# Subwoofer choice



## dualbios (Jan 3, 2010)

Well i beleive i might be wrong in saving up $4000 for 2 jbl 4645c subs as i could go and build my own using Mach 5 Audio ixl 18" drivers. as i would also be able to buy amps etc with the second option and still be under budget but what do u guys think?


----------



## Stroh (Sep 14, 2010)

I guess it would depend on how handy you are with woodworking. They can't assemble subs for free so that is part of the cost when purchasing a pre-fab, if you would rather put in your time instead of your money I think you could make a better looking sub in respects to finish and also SPL curve.


----------



## Jungle Jack (Jul 28, 2009)

Hello,
Stroh brings up an excellent point. I am guessing you have a certain comfort in DIY Projects to begin with or you would not be bringing the idea up.

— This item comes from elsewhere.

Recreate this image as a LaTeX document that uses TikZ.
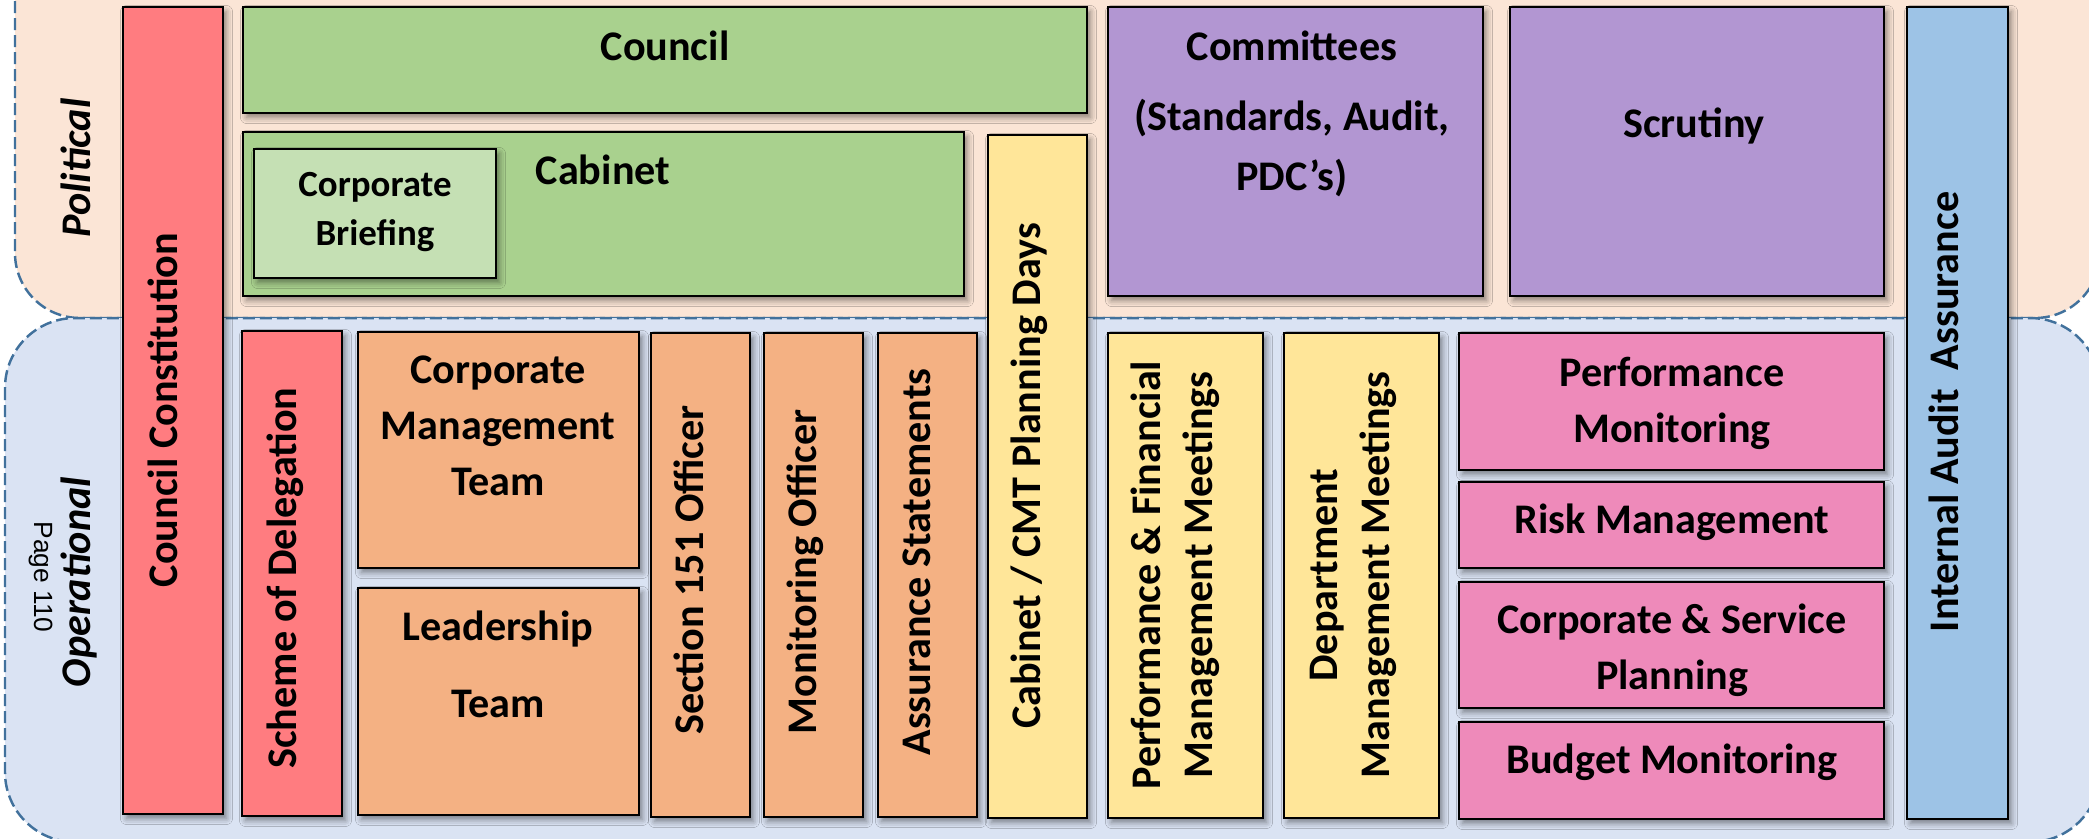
\documentclass[tikz,border=0pt]{standalone}
\usepackage{fontspec}
\setmainfont{Carlito}
\newfontfamily\pagefont{Liberation Sans}
\usetikzlibrary{fit,shadows.blur}
\frenchspacing

\definecolor{polfill}{RGB}{251,229,214}
\definecolor{opfill}{RGB}{218,227,243}
\definecolor{regionline}{RGB}{65,113,156}
\definecolor{redbox}{RGB}{255,124,128}
\definecolor{greenbox}{RGB}{169,209,142}
\definecolor{lightgreen}{RGB}{197,224,180}
\definecolor{purplebox}{RGB}{178,150,210}
\definecolor{yellowbox}{RGB}{255,230,153}
\definecolor{orangebox}{RGB}{244,177,131}
\definecolor{pinkbox}{RGB}{238,138,186}
\definecolor{bluebox}{RGB}{157,195,230}

\tikzset{
  govbox/.style={draw=black, line width=0.7pt, inner sep=0pt,
    blur shadow={shadow xshift=0.35mm, shadow yshift=-0.45mm, shadow blur radius=0.6mm, shadow opacity=45}},
  boxlabel/.style={font=\fontsize{12}{16}\selectfont\bfseries, anchor=base, align=flush center, inner sep=0pt},
  sidelabel/.style={font=\fontsize{12}{14}\selectfont\bfseries\itshape, anchor=base, inner sep=0pt},
  region/.style={draw=regionline, line width=0.7pt, dash pattern=on 1.2mm off 0.5mm},
}

\begin{document}
\begin{tikzpicture}[x=0.1mm, y=-0.1mm]
	\useasboundingbox (0,0) rectangle (2089,838);
	
	% political and operational bands
	\path[region, fill=polfill, rounded corners=6.5mm] (15,-200) rectangle (2100,318);
	\path[region, fill=opfill, rounded corners=7mm] (5,318) rectangle (2100,842);
	
	\node[sidelabel, rotate=90] (political) at (90,168) {Political};
	\node[sidelabel, rotate=90] (operational) at (90,582) {Operational};
	\node[font=\pagefont\fontsize{7.5}{9}\selectfont, rotate=-90, anchor=base, inner sep=0pt] (pageno) at (34,577) {Page 110};
	
	% full height columns
	\node[govbox, fill=redbox, fit={(123,7) (223,814)}] (constitution) {};
	\node[govbox, fill=yellowbox, fit={(988,135) (1087,818)}] (planning) {};
	\node[govbox, fill=bluebox, fit={(1907,7) (2008,819)}] (audit) {};
	
	% political boxes
	\node[govbox, fill=greenbox, fit={(243,7) (1087,113)}] (council) {};
	\node[govbox, fill=greenbox, fit={(243,132) (964,296)}] (cabinet) {};
	\node[govbox, fill=lightgreen, fit={(254,149) (496,278)}] (briefing) {};
	\node[govbox, fill=purplebox, fit={(1108,7) (1483,296)}] (committees) {};
	\node[govbox, fill=purplebox, fit={(1510,7) (1884,296)}] (scrutiny) {};
	
	% operational boxes
	\node[govbox, fill=redbox, fit={(242,331) (342,816)}] (delegation) {};
	\node[govbox, fill=orangebox, fit={(358,332) (639,568)}] (cmt) {};
	\node[govbox, fill=orangebox, fit={(358,588) (639,815)}] (leadership) {};
	\node[govbox, fill=orangebox, fit={(651,333) (750,817)}] (s151) {};
	\node[govbox, fill=orangebox, fit={(764,333) (863,817)}] (monitoring) {};
	\node[govbox, fill=orangebox, fit={(878,333) (977,817)}] (assurance) {};
	\node[govbox, fill=yellowbox, fit={(1108,333) (1263,818)}] (perffin) {};
	\node[govbox, fill=yellowbox, fit={(1284,333) (1439,818)}] (dept) {};
	\node[govbox, fill=pinkbox, fit={(1459,333) (1884,470)}] (perfmon) {};
	\node[govbox, fill=pinkbox, fit={(1459,482) (1884,568)}] (risk) {};
	\node[govbox, fill=pinkbox, fit={(1459,582) (1884,708)}] (corpserv) {};
	\node[govbox, fill=pinkbox, fit={(1459,722) (1884,819)}] (budget) {};
	
	% labels
	\node[boxlabel, rotate=90] (constitution-t) at (177,410) {Council Constitution};
	\node[boxlabel, rotate=90] (planning-t) at (1040,476) {Cabinet / CMT Planning Days};
	\node[boxlabel, rotate=90] (audit-t) at (1958,412) {Internal Audit\ \ Assurance};
	
	\node[boxlabel] (council-t) at (665,60) {Council};
	\node[boxlabel] (cabinet-t) at (603,184) {Cabinet};
	\node[boxlabel, font=\fontsize{10.5}{14.2}\selectfont\bfseries, text width=22mm] (briefing-t) at (375,196) {Corporate\\Briefing};
	\node[boxlabel, font=\fontsize{12}{17}\selectfont\bfseries, text width=35mm] (committees-t) at (1292,60) {Committees\\[3pt](Standards, Audit,\\PDC’s)};
	\node[boxlabel] (scrutiny-t) at (1694,137) {Scrutiny};
	
	\node[boxlabel, rotate=90] (delegation-t) at (296,578) {Scheme of Delegation};
	\node[boxlabel, text width=27mm] (cmt-t) at (498,383) {Corporate\\Management\\Team};
	\node[boxlabel, font=\fontsize{12}{22}\selectfont\bfseries, text width=27mm] (leadership-t) at (498,640) {Leadership\\Team};
	\node[boxlabel, rotate=90] (s151-t) at (703,570) {Section 151 Officer};
	\node[boxlabel, rotate=90] (monitoring-t) at (816,572) {Monitoring Officer};
	\node[boxlabel, rotate=90] (assurance-t) at (930,562) {Assurance Statements};
	\node[boxlabel, rotate=90, font=\fontsize{12}{15}\selectfont\bfseries, text width=48mm] (perffin-t) at (1160,575) {Performance \& Financial\\Management Meetings};
	\node[boxlabel, rotate=90, font=\fontsize{12}{15}\selectfont\bfseries, text width=48mm] (dept-t) at (1337,575) {Department\\Management Meetings};
	\node[boxlabel, font=\fontsize{12}{16.2}\selectfont\bfseries, text width=40mm] (perfmon-t) at (1672,386) {Performance\\Monitoring};
	\node[boxlabel] (risk-t) at (1672,533) {Risk Management};
	\node[boxlabel, font=\fontsize{12}{16.2}\selectfont\bfseries, text width=40mm] (corpserv-t) at (1672,633) {Corporate \& Service\\Planning};
	\node[boxlabel] (budget-t) at (1672,773) {Budget Monitoring};
	
\end{tikzpicture}
\end{document}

The savings in doing the Cabinetry yourself is huge. We are blessed to have a thriving DIY Community here so you would not be alone if choosing to do so.
Cheers,
JJ


----------



## dualbios (Jan 3, 2010)

Have done a lot of car audio DIY and i cant see this being harder at all. Is the IXL18 a good choice for the job just been doing some research and the specs seem good. only thing that is low is the sensitivity


----------



## bambino (Feb 21, 2010)

Like the others have said if your handy with DIY then that is the route i'd take and save alot of money to put to some other equipment. IMO i think allmost any DIY sub could out perform a prefab at less then half the cost.:T


----------



## GranteedEV (Aug 8, 2010)

If you've got the money, forget the Mach 5s...get TC Sounds LMS-5400 Ultras.
With two or four you would have one of the most amazing sound quality AND output systems out there. 

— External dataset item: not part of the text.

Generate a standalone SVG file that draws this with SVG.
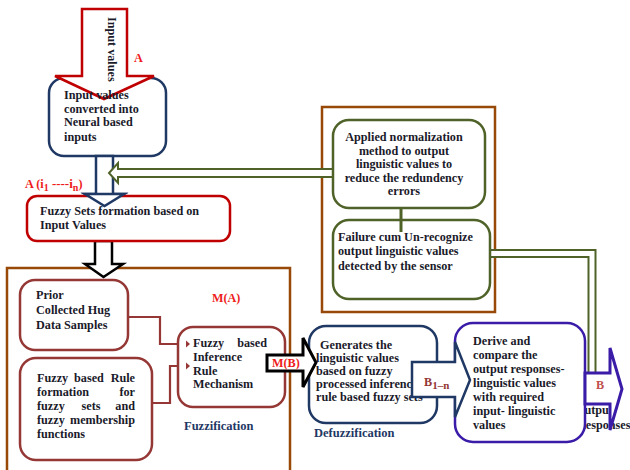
<svg xmlns="http://www.w3.org/2000/svg" width="630" height="470" viewBox="0 0 630 470">
<defs>
<style>
text{font-family:"Liberation Serif","Times New Roman",serif;font-weight:bold;font-size:12.2px;fill:#1a1a2a}
.red{fill:#ee1c1c}
.navyt{fill:#1f3864;font-size:12.5px}
.e{text-anchor:end}
.m{text-anchor:middle}
.box{fill:#fff;stroke-width:2.5}
.navy{stroke:#1f3864}
.rb{stroke:#953735}
.grn{stroke:#4f6228}
.pur{stroke:#3a1ca8}
.crd{stroke:#c00000}
.cont{fill:none;stroke:#984807;stroke-width:2.5}
</style>
<marker id="ah" viewBox="0 0 10 10" refX="9" refY="5" markerWidth="4" markerHeight="4" orient="auto"><path d="M0,0 L10,5 L0,10 z" fill="#953735"/></marker>
<marker id="ag" viewBox="0 0 10 10" refX="9" refY="5" markerWidth="3.5" markerHeight="3.5" orient="auto"><path d="M0,0 L10,5 L0,10 z" fill="#4f6228"/></marker>
</defs>

<g id="containers">
<rect x="7" y="268" width="283" height="205" class="cont"/>
<rect x="322" y="107" width="173" height="205" class="cont"/>
</g>

<g id="output-label">
<text x="575" y="414">Output</text>
<text x="577" y="429">Responses</text>
</g>

<g id="input-box">
<rect x="49" y="78" width="117" height="78" rx="15" class="box navy"/>
</g>

<g id="connectors">
<polygon points="82,9 127,9 127,76 154,76 104,99 55,76 82,76" fill="#fff" stroke="#c00000" stroke-width="2.5"/>
<polygon points="96,156 113,156 113,194 124,194 104.5,206 85,194 96,194" fill="#fff" stroke="#1f3864" stroke-width="2.5"/>
<polygon points="95,241 112,241 112,264 123,264 103.5,277 85,264 95,264" fill="#fff" stroke="#000" stroke-width="2.5"/>
<polygon points="336,169 118,169 118,163 109,173 118,183 118,177 336,177" fill="#fff" stroke="#4f6228" stroke-width="2"/>
<polyline points="490,253.5 592,253.5 592,373" fill="none" stroke="#4f6228" stroke-width="9"/>
<polyline points="489,253.5 592,253.5 592,374" fill="none" stroke="#fff" stroke-width="5"/>
<polyline points="129,317 160,317 160,344 186,344" fill="none" stroke="#953735" stroke-width="2.2" marker-end="url(#ah)"/>
<polyline points="152,403 170,403 170,366 186,366" fill="none" stroke="#953735" stroke-width="2.2" marker-end="url(#ah)"/>
<line x1="401" y1="232" x2="401" y2="195" stroke="#4f6228" stroke-width="3" marker-end="url(#ag)"/>
</g>

<g id="input-text">
<text x="64" y="99">Input values</text>
<text x="64" y="113">converted into</text>
<text x="64" y="126">Neural based</text>
<text x="64" y="141">inputs</text>
<text transform="translate(108,17) rotate(90)" font-size="12">Input values</text>
<text x="134" y="62" class="red" font-size="12">A</text>
<text x="25" y="188" class="red" font-size="16">A (i<tspan font-size="10" dy="3">1</tspan><tspan dy="-3" font-size="13"> ----i</tspan><tspan font-size="10" dy="3">n</tspan><tspan dy="-3">)</tspan></text>
</g>

<g id="fuzzy-sets">
<rect x="27" y="196" width="203" height="45" rx="10" class="box crd"/>
<polygon points="85,194 124,194 104.5,206" fill="#fff" stroke="#1f3864" stroke-width="2.5"/>
<text x="40" y="215">Fuzzy Sets formation based on</text>
<text x="40" y="229">Input Values</text>
</g>

<g id="prior-data">
<rect x="20" y="280" width="108" height="70" rx="15" class="box rb"/>
<text x="36" y="299">Prior</text>
<text x="36" y="314">Collected Hug</text>
<text x="36" y="329">Data Samples</text>
</g>

<g id="rule-formation">
<rect x="20" y="358" width="132" height="102" rx="16" class="box rb"/>
<text x="37" y="382">Fuzzy</text><text x="89" y="382" class="m">based</text><text x="135" y="382" class="e">Rule</text>
<text x="37" y="396">formation</text><text x="135" y="396" class="e">for</text>
<text x="37" y="410">fuzzy</text><text x="91" y="410" class="m">sets</text><text x="135" y="410" class="e">and</text>
<text x="37" y="424">fuzzy</text><text x="135" y="424" class="e">membership</text>
<text x="37" y="438">functions</text>
</g>

<g id="inference">
<rect x="178" y="327" width="107" height="80" rx="15" class="box rb"/>
<polygon points="186,340.5 190,344 186,347.5" fill="#953735"/>
<polygon points="186,362.5 190,366 186,369.5" fill="#953735"/>
<text x="193" y="347">Fuzzy</text><text x="267" y="347" class="e">based</text>
<text x="193" y="361">Inference</text>
<text x="193" y="375">Rule</text>
<text x="193" y="388">Mechanism</text>
<text x="212" y="302" class="red" font-size="12.5">M(A)</text>
<text x="184" y="430" class="navyt">Fuzzification</text>
</g>

<g id="normalization">
<rect x="333" y="120" width="152" height="88" rx="16" class="box grn"/>
<text x="404" y="141" class="m">Applied normalization</text>
<text x="404" y="155" class="m">method to output</text>
<text x="404" y="168" class="m">linguistic values to</text>
<text x="404" y="182" class="m">reduce the redundency</text>
<text x="404" y="195" class="m">errors</text>
</g>

<g id="failure">
<rect x="333" y="220" width="157" height="79" rx="16" class="box grn"/>
<line x1="401" y1="232" x2="401" y2="219" stroke="#4f6228" stroke-width="3"/>
<text x="338" y="241">Failure cum Un-recognize</text>
<text x="338" y="255">output linguistic values</text>
<text x="338" y="270">detected by the sensor</text>
</g>

<g id="defuzzification">
<rect x="309" y="326" width="128" height="97" rx="17" class="box navy"/>
<polygon points="267,355 303,355 303,338 316,362.5 303,387 303,371 267,371" fill="#fff" stroke="#000" stroke-width="3"/>
<text x="272" y="367" class="red" font-size="12.5">M(B)</text>
<text x="320" y="349">Generates the</text>
<text x="316" y="362">linguistic values</text>
<text x="316" y="375">based on fuzzy</text>
<text x="316" y="388">processed inference-</text>
<text x="316" y="401">rule based fuzzy sets</text>
<text x="314" y="437" class="navyt">Defuzzification</text>
</g>

<g id="derive">
<rect x="455" y="323" width="130" height="119" rx="18" class="box pur"/>
<polygon points="412,362 455,362 455,342 470,380 455,417 455,397 412,397" fill="#fff" stroke="#1f3864" stroke-width="2.5"/>
<text x="424" y="386" font-size="17" style="fill:#953735">B<tspan font-size="11" dy="3">1–n</tspan></text>
<text x="473" y="345">Derive and</text>
<text x="473" y="359">compare the</text>
<text x="473" y="373">output responses-</text>
<text x="473" y="387">linguistic values</text>
<text x="473" y="401">with required</text>
<text x="473" y="415">input- linguistic</text>
<text x="473" y="429">values</text>
</g>

<g id="output-arrow">
<polygon points="585,373 610,373 610,348 622,389 610,430 610,404 585,404" fill="#fff" stroke="#3a1ca8" stroke-width="3"/>
<text x="596" y="389" font-size="13" style="fill:#c0504d">B</text>
</g>
</svg>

Stroh is right in that building is always an investment. Even small things like Silicon, glue, MDF, router bits, saw blades can really add up if you're not a regular wood worker.

You would probably need

1) High Pass Filter
2) Equalization
3) Amplification.

I recommend MiniDSPs Balanced and a Marathon MA-5050 amp or two :hsd::hsd::hsd:


----------



## dualbios (Jan 3, 2010)

GranteedEV said:


> If you've got the money, forget the Mach 5s...get TC Sounds LMS-5400 Ultras.
> With two or four you would have one of the most amazing sound quality AND output systems out there.
> 
> Stroh is right in that building is always an investment. Even small things like Silicon, glue, MDF, router bits, saw blades can really add up if you're not a regular wood worker.
> ...


 thank you for that information


----------